By Jan Harvey and Jessica Resnick-Ault
LONDON/NEW YORK (Reuters) - Gold and oil traded slightly lower as markets opened for the first time since Western powers launched a missile attack on Syria, but equities are unlikely to experience big losses unless the West strikes again or Russia retaliates.
"The news flow is actually better than what it looked like at one point during last week, as the strike was surgical, followed by a pullback. Reports show a lot of care was taken not to hit Russian targets, which is a good sign and the market should take heart from that," said Salman Ahmed, chief investment strategist at Lombard Odier investment managers in London, speaking before trading resumed.
Spot gold and major crude benchmarks eased slightly, as the market reacted to the military actions over the weekend. Treasuries also weakened, while equities rose.
Gold has benefited in recent days as a safe-haven asset amid a U.S.-China trade dispute and the escalating conflict in Syria, which also pushed oil above $70 a barrel because of concerns about a spike in Middle Eastern tensions.
"It ended up being a very measured attack," said John Kilduff, a partner at Again Capital Management in New York. "The greater fears of the oil market of this spilling into a greater conflict that could involve Iran and Saudi Arabia has not and will not come to pass."
World stocks wobbled last week but still ended with the best weekly gain in over a month, as investors await potentially healthy U.S. company earnings.
Despite heightened geopolitical risks, the impact on so-called safe-haven assets has been short-lived and modest. While the yen rose initially on fears of a Syrian strike, it ended near seven-week lows to the dollar last week.
On Saturday, U.S., French and British missile attacks struck at the heart of Syria's chemical weapons program in retaliation for a suspected poison gas attack a week ago, although the assault appeared unlikely to halt Syrian President Bashar al-Assad's progress in the seven-year-old civil war.
(For map of Syrian strikes, see https://tmsnrt.rs/2EKgAMN)
The bombing, denounced by Damascus and its allies as an illegal act of aggression, was the biggest intervention by Western countries against Assad and his powerful ally Russia.
But the three countries said the strikes were limited to Syria's chemical weapons capabilities and not aimed at toppling Assad or intervening in the civil war.
Naeem Aslam, chief market analyst at Think Markets, said gold was poised to gain on Monday but the rally would not be very steep: "The focus will be on the counter-reaction from Russia."
Gold, often used as a store of value in times of political and economic uncertainty, could rally toward $1,400 per ounce after two consecutive weeks of gains.
"If we do break above $1,365, that next week we would be very bullish," said Aslam.
Tokyo will be the first major market to open on Monday and the yen will likely strengthen to the dollar, but not beyond 106.50, said Itsuo Toshima, market analyst at Toshima & Associates, adding that he did not expect stocks traders to make sharp moves.

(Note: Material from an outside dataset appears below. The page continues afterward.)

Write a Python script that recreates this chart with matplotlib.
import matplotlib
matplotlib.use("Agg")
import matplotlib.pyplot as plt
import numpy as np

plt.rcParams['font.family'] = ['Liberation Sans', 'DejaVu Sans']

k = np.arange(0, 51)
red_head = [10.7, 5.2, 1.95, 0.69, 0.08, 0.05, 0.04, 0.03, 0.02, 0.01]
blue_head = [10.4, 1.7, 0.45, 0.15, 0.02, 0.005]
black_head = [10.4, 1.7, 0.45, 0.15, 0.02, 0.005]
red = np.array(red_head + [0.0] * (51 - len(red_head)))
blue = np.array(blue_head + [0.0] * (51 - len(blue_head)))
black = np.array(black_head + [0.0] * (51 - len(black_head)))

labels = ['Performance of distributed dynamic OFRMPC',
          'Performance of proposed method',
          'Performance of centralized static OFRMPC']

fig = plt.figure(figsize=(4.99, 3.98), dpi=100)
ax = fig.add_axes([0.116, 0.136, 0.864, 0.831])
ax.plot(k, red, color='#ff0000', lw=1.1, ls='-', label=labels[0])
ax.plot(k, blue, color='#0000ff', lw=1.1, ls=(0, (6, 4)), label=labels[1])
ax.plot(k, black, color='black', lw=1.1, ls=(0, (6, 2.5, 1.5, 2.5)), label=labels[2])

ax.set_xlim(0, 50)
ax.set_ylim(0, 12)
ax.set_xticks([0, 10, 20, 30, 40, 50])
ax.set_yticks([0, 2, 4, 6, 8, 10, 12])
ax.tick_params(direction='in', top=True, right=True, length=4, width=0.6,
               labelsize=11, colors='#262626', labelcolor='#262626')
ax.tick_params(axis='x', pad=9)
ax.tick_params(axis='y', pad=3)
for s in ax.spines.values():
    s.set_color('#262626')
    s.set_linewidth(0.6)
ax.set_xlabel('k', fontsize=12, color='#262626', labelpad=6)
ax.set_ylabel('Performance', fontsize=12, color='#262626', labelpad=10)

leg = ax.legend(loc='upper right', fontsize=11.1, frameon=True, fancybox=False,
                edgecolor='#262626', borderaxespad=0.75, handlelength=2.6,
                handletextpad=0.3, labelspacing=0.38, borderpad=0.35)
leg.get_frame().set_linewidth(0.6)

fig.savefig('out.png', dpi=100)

"The first attack was within expectations and was already priced in the market. ... However, if there is a second round of strikes, that is not in line with expectations. So that should prompt a sharp risk-off move in markets," he added.
Frank Benzimra, head of global markets for Asia Pacific at Societe Generale Corporate and Investment Banking, said stocks would plunge only in case of new strikes by Western powers.
In case of such an escalation, oil would rally further, the yen would spike and Japan's domestic defensive stocks would outperform international stocks.
"For the stress on Asia equity markets to be sustainable, we would need to have oil prices spiking to such a level that fundamental concerns, i.e. higher inflation and risks on growth, return to the market," he said.
Amrita Sen from Energy Aspects said that despite Middle Eastern tensions and looming new U.S. sanctions on Iran, oil had outperformed most expectations this year and may have rallied too far too fast.
"We are likely to get a sell-off this week as the extent of the Syrian strikes have been muted and, in general, calmer nerves prevail in Washington," she said.
Oil traders had locked in long positions ahead of the weekend, in anticipation of potential strikes, sending both West Texas Intermediate (CLc1) and global benchmark Brent (LCOc1) crude futures to their highest since 2014.